Would these satisfy your needs?
Comment 3 Paul Edmon 2022-10-20 10:41:39 MDT
That's quite a bit of work to just get a value for a counter.  A summary 
counter of how may requeues would be easier to reference and plot graphs 
of.  Imagine looping over all the jobs in your database to pull the 
requeue information for historic estimates of how many requeues on 
average jobs get.  Instead of querying a single integer value, you have 
to pull a bunch of information from the slurmdbd and then do some math 
to reconstruct the value.  Or if you want to poll this on a loop now you 
have massive sacct lines and returns coming for the slurmdbd to then 
reconstruct into a single value you want to plot.  This adds overhead to 
polling the scheduler rather than looking at a single counter per job 
that can be updated.

The data is already available easily in squeue as RestartCnt:

*RestartCnt*<https://slurm.schedmd.com/squeue.html#OPT_RestartCnt>
    The number of restarts for the job. (Valid for jobs only) 
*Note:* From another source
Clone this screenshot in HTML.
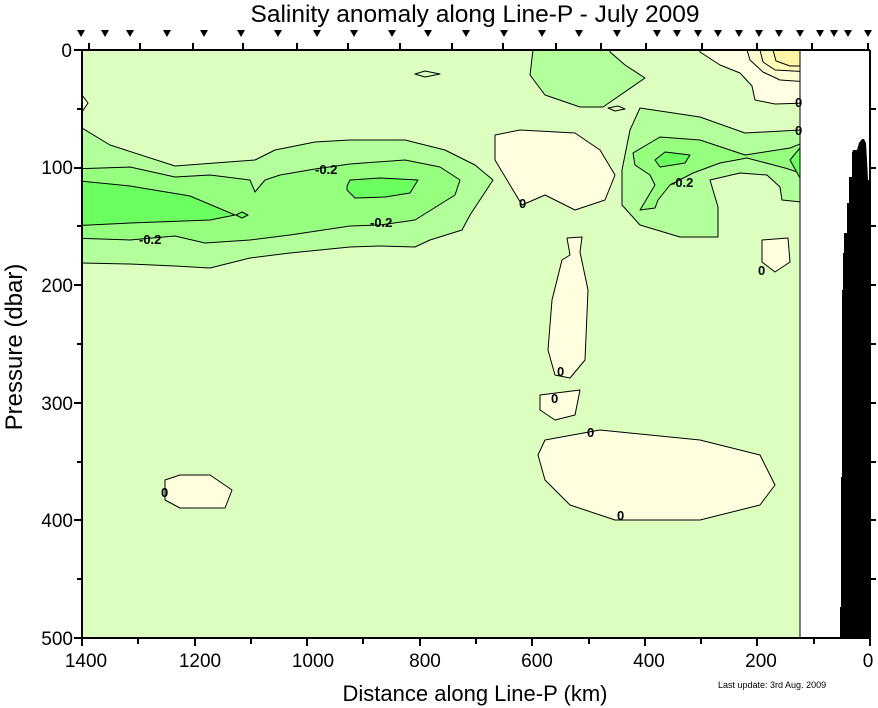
<!DOCTYPE html>
<html><head><meta charset="utf-8"><style>
body{margin:0;background:#fff;}
svg{display:block;font-family:"Liberation Sans",Arial,sans-serif;}
</style></head><body>
<svg width="878" height="708" viewBox="0 0 878 708" xmlns="http://www.w3.org/2000/svg">
<defs><clipPath id="pc"><rect x="82" y="50" width="718" height="588"/></clipPath></defs>
<rect x="82" y="50" width="718" height="588" fill="#DCFFC0"/>
<g clip-path="url(#pc)" stroke="#000" stroke-width="1" stroke-linejoin="round">
<path fill="#B2FF9C" d="M70,128 L82,128 L110,145 L175,166 L255,160 L275,150 L315,142 L350,140 L405,140 L445,150 L475,165 L493,180 L470,215 L462,230 L430,240 L415,247 L380,246 L350,247 L290,253 L250,258 L210,268 L175,266 L130,264 L82,263 L70,263 Z"/>
<path fill="#96FF80" d="M70,169 L130,167 L175,177 L210,175 L250,180 L255,192 L265,180 L280,175 L315,169 L350,164 L405,160 L440,167 L460,180 L455,195 L415,220 L380,225 L350,226 L290,235 L250,240 L205,243 L175,236 L130,240 L70,238 Z"/>
<path fill="#6CFF60" d="M70,180 L130,186 L190,196 L235,215 L210,220 L130,223 L70,226 Z"/>
<path fill="#6CFF60" d="M242,212 L248,215 L242,218 L236,215 Z"/>
<path fill="#6CFF60" d="M347,186 L350,180 L380,178 L418,180 L410,193 L385,197 L355,198 L347,190 Z"/>
<path fill="#B2FF9C" d="M533,40 L533,50 L530,75 L545,95 L580,107 L603,107 L645,78 L625,65 L610,52 L612,40 Z"/>
<path fill="#FFFFE4" d="M700,40 L700,52 L720,65 L740,73 L752,86 L755,100 L775,104 L810,103 L810,40 Z"/>
<path fill="#FFFFD4" d="M747,40 L747,50 L750,60 L763,72 L780,80 L810,82 L810,40 Z"/>
<path fill="#FFFCBC" d="M760,40 L760,50 L763,62 L775,70 L810,72 L810,40 Z"/>
<path fill="#FFF5A4" d="M773,40 L773,50 L776,61 L790,66 L810,66 L810,40 Z"/>
<path fill="#B2FF9C" d="M810,130 L800,130 L745,133 L700,117 L640,108 L630,130 L622,170 L622,205 L640,225 L680,237 L718,237 L718,207 L710,180 L740,173 L767,175 L780,187 L782,200 L810,203 Z"/>
<path fill="#96FF80" d="M633,153 L660,137 L700,140 L745,155 L790,148 L810,140 L810,176 L785,168 L747,158 L720,163 L693,173 L670,185 L658,200 L655,208 L640,210 L655,185 L650,175 L635,165 Z"/>
<path fill="#6CFF60" d="M655,160 L665,152 L690,155 L685,163 L660,167 Z"/>
<path fill="#6CFF60" d="M790,160 L800,148 L810,148 L810,178 L800,178 Z"/>
<path fill="#FFFFE0" d="M495,135 L520,130 L575,133 L600,150 L615,175 L605,200 L575,210 L545,195 L522,205 L510,185 L495,160 Z"/>
<path fill="#FFFFE0" d="M567,238 L582,237 L580,252 L588,290 L585,360 L570,378 L555,375 L548,350 L552,300 L562,260 L570,255 Z"/>
<path fill="#FFFFE0" d="M540,395 L580,390 L575,415 L555,420 L540,410 Z"/>
<path fill="#FFFFE0" d="M545,440 L600,430 L700,440 L760,455 L775,485 L760,505 L700,520 L615,520 L570,505 L545,480 L538,455 Z"/>
<path fill="#FFFFE0" d="M165,480 L180,475 L210,475 L232,490 L225,508 L180,508 L165,500 Z"/>
<path fill="#FFFFE0" d="M762,240 L788,238 L790,262 L775,272 L762,262 Z"/>
<path fill="#FFFFE0" d="M75,95 L82,95 L88,103 L82,112 L75,112 Z"/>
<path fill="none" d="M415,74 L425,71 L440,74 L425,77 Z"/>
<path fill="none" d="M608,108 L618,106 L625,109 L615,111 Z"/>
</g>
<g font-size="13" font-weight="bold" fill="#000">
<text x="315" y="174">-0.2</text>
<text x="370" y="227">-0.2</text>
<text x="139" y="244">-0.2</text>
<text x="671" y="187">-0.2</text>
<text x="519" y="208">0</text>
<text x="758" y="275">0</text>
<text x="557" y="376">0</text>
<text x="551" y="403">0</text>
<text x="587" y="437">0</text>
<text x="617" y="520">0</text>
<text x="161" y="497">0</text>
<text x="795" y="107">0</text>
<text x="795" y="135">0</text>
</g>
<path fill="#000" d="M840,638 L840,607 L841,607 L841,477 L842,477 L842,290 L843,290 L843,253 L844,253 L844,233 L847,233 L847,203 L849,203 L849,177 L852,177 L852,153 L853,150 L857,150 L859,143 L862,139 L864,139 L866,143 L867,160 L868,180 L870,180 L870,638 Z"/>
<g stroke="#000" stroke-width="2" fill="none">
<path d="M82,50 L870,50 M82,50 L82,638 L870,638 M870,50 L870,638"/>
</g>
<line x1="800" y1="50" x2="800" y2="638" stroke="#000" stroke-width="1"/>
<g stroke="#000" stroke-width="2">
<path d="M74,50H82 M77,109H82 M74,168H82 M77,226H82 M74,285H82 M77,344H82 M74,403H82 M77,462H82 M74,520H82 M77,579H82 M74,638H82"/>
<path d="M870,109H876 M870,168H876 M870,226H876 M870,285H876 M870,344H876 M870,403H876 M870,462H876 M870,520H876 M870,579H876"/>
<path d="M82,638V646 M138,638V644 M195,638V646 M251,638V644 M307,638V646 M363,638V644 M420,638V646 M476,638V644 M532,638V646 M589,638V644 M645,638V646 M701,638V644 M757,638V646 M814,638V644 M870,638V646"/>
<path d="M89,50V43 M140,50V43 M193,50V43 M243,50V43 M297,50V43 M348,50V43 M400,50V43 M452,50V43 M503,50V43 M556,50V43 M601,50V43 M646,50V43 M702,50V43 M757,50V43 M812,50V43 M868,50V43"/>
</g>
<g fill="#000">
<path d="M77,30h8l-4,7z M101,30h8l-4,7z M126,30h8l-4,7z M163,30h8l-4,7z M200,30h8l-4,7z M237,30h8l-4,7z M274,30h8l-4,7z M313,30h8l-4,7z M350,30h8l-4,7z M388,30h8l-4,7z M424,30h8l-4,7z M462,30h8l-4,7z M500,30h8l-4,7z M538,30h8l-4,7z M575,30h8l-4,7z M613,30h8l-4,7z M653,30h8l-4,7z M673,30h8l-4,7z M694,30h8l-4,7z M714,30h8l-4,7z M735,30h8l-4,7z M755,30h8l-4,7z M775,30h8l-4,7z M796,30h8l-4,7z M816,30h8l-4,7z M830,30h8l-4,7z M844,30h8l-4,7z M864,30h8l-4,7z"/>
</g>
<g font-size="19" fill="#000" text-anchor="end">
<text x="72" y="57">0</text>
<text x="73" y="174">100</text>
<text x="73" y="292">200</text>
<text x="73" y="410">300</text>
<text x="73" y="527">400</text>
<text x="73" y="645">500</text>
</g>
<g font-size="19" fill="#000" text-anchor="middle">
<text x="86" y="667">1400</text>
<text x="200" y="667">1200</text>
<text x="313" y="667">1000</text>
<text x="425" y="667">800</text>
<text x="537" y="667">600</text>
<text x="649" y="667">400</text>
<text x="761" y="667">200</text>
<text x="868" y="667">0</text>
</g>
<text x="475" y="22" font-size="24.5" text-anchor="middle">Salinity anomaly along Line-P - July 2009</text>
<text x="475" y="701" font-size="22" text-anchor="middle">Distance along Line-P (km)</text>
<text transform="translate(22,347) rotate(-90)" font-size="24" text-anchor="middle">Pressure (dbar)</text>
<text x="718" y="688" font-size="9">Last update: 3rd Aug. 2009</text>
</svg>
</body></html>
Ideally all the values availble to squeue should be available as 
historic records in the slurmdbd.  This would also unify the information 
and options between squeue and sacct which arguably should be able to 
show the same data.

-PaulE dmon-

On 10/20/22 12:11 PM, bugs@schedmd.com wrote:
> Jason Booth <mailto:jbooth@schedmd.com> changed bug 15240 
> <https://bugs.schedmd.com/show_bug.cgi?id=15240>
> What 	Removed 	Added
> Assignee 	support@schedmd.com 	jbooth@schedmd.com
>
> *Comment # 2 <https://bugs.schedmd.com/show_bug.cgi?id=15240#c2> on 
> bug 15240 <https://bugs.schedmd.com/show_bug.cgi?id=15240> from Jason 
> Booth <mailto:jbooth@schedmd.com> *
> Paul, you can access this information today with a few of the sacct options.
>
>
> https://slurm.schedmd.com/sacct.html#OPT_duplicates
> https://slurm.schedmd.com/sacct.html#OPT_state
>
>
> The -D option can be used with a specific job, so a user who wants to know how
> many times a job is restarted can use this option to count those events.
>
> For a broader overview, you can use a timeframe with the state flag.
>
> For example:
> > sacct -S2020-01-01-9:00 -E2022-10-20-12:00 --state=PREEMPTED
>
> https://slurm.schedmd.com/sacct.html#OPT_PR--PREEMPTED
>
> > PR PREEMPTED > Job terminated due to preemption.
>
>
> Would these satisfy your needs?
> ------------------------------------------------------------------------
> You are receiving this mail because:
>
>   * You reported the bug.
>
Comment 4 Jason Booth 2022-12-22 16:06:43 MST
I assume my reply was satisfactory. I am resolving this out. Please feel free to re-open this should you have question related to my last reply.